Start Information shown

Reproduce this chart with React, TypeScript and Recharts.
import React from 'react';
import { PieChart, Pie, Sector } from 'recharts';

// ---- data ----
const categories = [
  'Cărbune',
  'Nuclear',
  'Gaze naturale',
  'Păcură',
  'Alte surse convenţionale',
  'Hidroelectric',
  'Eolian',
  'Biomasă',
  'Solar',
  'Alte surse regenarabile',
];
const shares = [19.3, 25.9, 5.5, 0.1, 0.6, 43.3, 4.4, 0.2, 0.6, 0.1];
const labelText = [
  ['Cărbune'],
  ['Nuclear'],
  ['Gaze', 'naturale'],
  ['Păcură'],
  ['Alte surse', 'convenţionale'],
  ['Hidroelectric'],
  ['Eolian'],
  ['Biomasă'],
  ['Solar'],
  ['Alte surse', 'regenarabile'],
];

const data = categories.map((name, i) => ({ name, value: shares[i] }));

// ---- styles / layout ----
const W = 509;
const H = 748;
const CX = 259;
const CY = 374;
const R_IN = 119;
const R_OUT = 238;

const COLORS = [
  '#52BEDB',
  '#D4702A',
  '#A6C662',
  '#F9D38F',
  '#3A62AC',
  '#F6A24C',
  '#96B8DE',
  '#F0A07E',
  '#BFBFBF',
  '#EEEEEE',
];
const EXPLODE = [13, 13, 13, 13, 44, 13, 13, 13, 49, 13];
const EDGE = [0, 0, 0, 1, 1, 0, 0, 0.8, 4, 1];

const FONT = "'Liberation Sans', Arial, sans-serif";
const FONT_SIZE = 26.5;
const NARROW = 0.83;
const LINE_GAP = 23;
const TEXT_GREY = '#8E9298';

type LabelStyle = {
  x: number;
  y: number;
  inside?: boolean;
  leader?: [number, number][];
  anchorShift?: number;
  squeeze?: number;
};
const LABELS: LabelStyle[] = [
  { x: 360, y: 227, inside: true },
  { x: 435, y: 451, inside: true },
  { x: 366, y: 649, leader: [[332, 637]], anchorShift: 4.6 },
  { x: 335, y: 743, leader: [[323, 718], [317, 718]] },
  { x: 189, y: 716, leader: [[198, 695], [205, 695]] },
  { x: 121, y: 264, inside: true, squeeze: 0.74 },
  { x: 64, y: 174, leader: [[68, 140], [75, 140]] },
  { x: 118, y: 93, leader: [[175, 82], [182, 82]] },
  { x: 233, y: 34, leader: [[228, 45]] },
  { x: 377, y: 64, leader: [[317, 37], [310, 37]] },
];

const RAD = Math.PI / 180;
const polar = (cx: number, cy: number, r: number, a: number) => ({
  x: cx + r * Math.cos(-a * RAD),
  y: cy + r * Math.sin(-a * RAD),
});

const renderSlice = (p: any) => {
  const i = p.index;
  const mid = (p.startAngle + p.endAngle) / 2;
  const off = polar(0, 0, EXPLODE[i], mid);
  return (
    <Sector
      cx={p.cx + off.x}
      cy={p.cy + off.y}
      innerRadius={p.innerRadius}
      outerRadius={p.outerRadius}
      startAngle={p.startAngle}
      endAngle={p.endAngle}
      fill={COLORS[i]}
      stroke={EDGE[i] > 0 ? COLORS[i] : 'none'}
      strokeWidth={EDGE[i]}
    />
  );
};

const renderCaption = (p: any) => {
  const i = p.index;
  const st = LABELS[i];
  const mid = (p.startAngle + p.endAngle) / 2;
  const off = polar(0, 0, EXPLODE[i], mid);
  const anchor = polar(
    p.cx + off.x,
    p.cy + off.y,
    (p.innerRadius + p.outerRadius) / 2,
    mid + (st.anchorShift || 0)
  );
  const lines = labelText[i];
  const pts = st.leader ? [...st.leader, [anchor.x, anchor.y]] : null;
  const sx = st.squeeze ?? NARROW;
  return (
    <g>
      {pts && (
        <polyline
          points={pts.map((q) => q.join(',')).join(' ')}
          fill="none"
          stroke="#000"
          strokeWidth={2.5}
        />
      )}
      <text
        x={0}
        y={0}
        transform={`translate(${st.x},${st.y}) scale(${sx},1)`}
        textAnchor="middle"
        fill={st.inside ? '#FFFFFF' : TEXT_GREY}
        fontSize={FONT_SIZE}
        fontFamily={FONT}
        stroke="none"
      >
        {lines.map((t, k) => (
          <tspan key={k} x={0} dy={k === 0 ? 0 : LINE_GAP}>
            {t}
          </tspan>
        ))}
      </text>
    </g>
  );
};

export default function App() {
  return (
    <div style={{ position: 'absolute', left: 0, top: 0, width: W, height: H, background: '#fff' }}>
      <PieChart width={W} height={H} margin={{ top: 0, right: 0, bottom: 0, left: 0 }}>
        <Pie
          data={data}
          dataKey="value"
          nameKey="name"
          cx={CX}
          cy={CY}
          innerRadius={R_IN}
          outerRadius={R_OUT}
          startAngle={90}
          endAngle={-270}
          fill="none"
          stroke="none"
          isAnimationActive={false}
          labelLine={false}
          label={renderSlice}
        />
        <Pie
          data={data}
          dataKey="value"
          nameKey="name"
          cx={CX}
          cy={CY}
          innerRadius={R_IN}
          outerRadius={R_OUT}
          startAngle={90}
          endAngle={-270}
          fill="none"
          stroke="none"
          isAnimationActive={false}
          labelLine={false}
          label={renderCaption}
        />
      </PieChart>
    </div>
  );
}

End Information shown

Objective:
Reproduce the data shown above exactly.

Worked solution:
Reproduce this chart with React, TypeScript and Recharts.
import React from 'react';
import { PieChart, Pie, Sector } from 'recharts';

// ---- data ----
const categories = [
  'Cărbune',
  'Nuclear',
  'Gaze naturale',
  'Păcură',
  'Alte surse convenţionale',
  'Hidroelectric',
  'Eolian',
  'Biomasă',
  'Solar',
  'Alte surse regenarabile',
];
const shares = [19.3, 25.9, 5.5, 0.1, 0.6, 43.3, 4.4, 0.2, 0.6, 0.1];
const labelText = [
  ['Cărbune'],
  ['Nuclear'],
  ['Gaze', 'naturale'],
  ['Păcură'],
  ['Alte surse', 'convenţionale'],
  ['Hidroelectric'],
  ['Eolian'],
  ['Biomasă'],
  ['Solar'],
  ['Alte surse', 'regenarabile'],
];

const data = categories.map((name, i) => ({ name, value: shares[i] }));

// ---- styles / layout ----
const W = 509;
const H = 748;
const CX = 259;
const CY = 374;
const R_IN = 119;
const R_OUT = 238;

const COLORS = [
  '#52BEDB',
  '#D4702A',
  '#A6C662',
  '#F9D38F',
  '#3A62AC',
  '#F6A24C',
  '#96B8DE',
  '#F0A07E',
  '#BFBFBF',
  '#EEEEEE',
];
const EXPLODE = [13, 13, 13, 13, 44, 13, 13, 13, 49, 13];
const EDGE = [0, 0, 0, 1, 1, 0, 0, 0.8, 4, 1];

const FONT = "'Liberation Sans', Arial, sans-serif";
const FONT_SIZE = 26.5;
const NARROW = 0.83;
const LINE_GAP = 23;
const TEXT_GREY = '#8E9298';

type LabelStyle = {
  x: number;
  y: number;
  inside?: boolean;
  leader?: [number, number][];
  anchorShift?: number;
  squeeze?: number;
};
const LABELS: LabelStyle[] = [
  { x: 360, y: 227, inside: true },
  { x: 435, y: 451, inside: true },
  { x: 366, y: 649, leader: [[332, 637]], anchorShift: 4.6 },
  { x: 335, y: 743, leader: [[323, 718], [317, 718]] },
  { x: 189, y: 716, leader: [[198, 695], [205, 695]] },
  { x: 121, y: 264, inside: true, squeeze: 0.74 },
  { x: 64, y: 174, leader: [[68, 140], [75, 140]] },
  { x: 118, y: 93, leader: [[175, 82], [182, 82]] },
  { x: 233, y: 34, leader: [[228, 45]] },
  { x: 377, y: 64, leader: [[317, 37], [310, 37]] },
];

const RAD = Math.PI / 180;
const polar = (cx: number, cy: number, r: number, a: number) => ({
  x: cx + r * Math.cos(-a * RAD),
  y: cy + r * Math.sin(-a * RAD),
});

const renderSlice = (p: any) => {
  const i = p.index;
  const mid = (p.startAngle + p.endAngle) / 2;
  const off = polar(0, 0, EXPLODE[i], mid);
  return (
    <Sector
      cx={p.cx + off.x}
      cy={p.cy + off.y}
      innerRadius={p.innerRadius}
      outerRadius={p.outerRadius}
      startAngle={p.startAngle}
      endAngle={p.endAngle}
      fill={COLORS[i]}
      stroke={EDGE[i] > 0 ? COLORS[i] : 'none'}
      strokeWidth={EDGE[i]}
    />
  );
};

const renderCaption = (p: any) => {
  const i = p.index;
  const st = LABELS[i];
  const mid = (p.startAngle + p.endAngle) / 2;
  const off = polar(0, 0, EXPLODE[i], mid);
  const anchor = polar(
    p.cx + off.x,
    p.cy + off.y,
    (p.innerRadius + p.outerRadius) / 2,
    mid + (st.anchorShift || 0)
  );
  const lines = labelText[i];
  const pts = st.leader ? [...st.leader, [anchor.x, anchor.y]] : null;
  const sx = st.squeeze ?? NARROW;
  return (
    <g>
      {pts && (
        <polyline
          points={pts.map((q) => q.join(',')).join(' ')}
          fill="none"
          stroke="#000"
          strokeWidth={2.5}
        />
      )}
      <text
        x={0}
        y={0}
        transform={`translate(${st.x},${st.y}) scale(${sx},1)`}
        textAnchor="middle"
        fill={st.inside ? '#FFFFFF' : TEXT_GREY}
        fontSize={FONT_SIZE}
        fontFamily={FONT}
        stroke="none"
      >
        {lines.map((t, k) => (
          <tspan key={k} x={0} dy={k === 0 ? 0 : LINE_GAP}>
            {t}
          </tspan>
        ))}
      </text>
    </g>
  );
};

export default function App() {
  return (
    <div style={{ position: 'absolute', left: 0, top: 0, width: W, height: H, background: '#fff' }}>
      <PieChart width={W} height={H} margin={{ top: 0, right: 0, bottom: 0, left: 0 }}>
        <Pie
          data={data}
          dataKey="value"
          nameKey="name"
          cx={CX}
          cy={CY}
          innerRadius={R_IN}
          outerRadius={R_OUT}
          startAngle={90}
          endAngle={-270}
          fill="none"
          stroke="none"
          isAnimationActive={false}
          labelLine={false}
          label={renderSlice}
        />
        <Pie
          data={data}
          dataKey="value"
          nameKey="name"
          cx={CX}
          cy={CY}
          innerRadius={R_IN}
          outerRadius={R_OUT}
          startAngle={90}
          endAngle={-270}
          fill="none"
          stroke="none"
          isAnimationActive={false}
          labelLine={false}
          label={renderCaption}
        />
      </PieChart>
    </div>
  );
}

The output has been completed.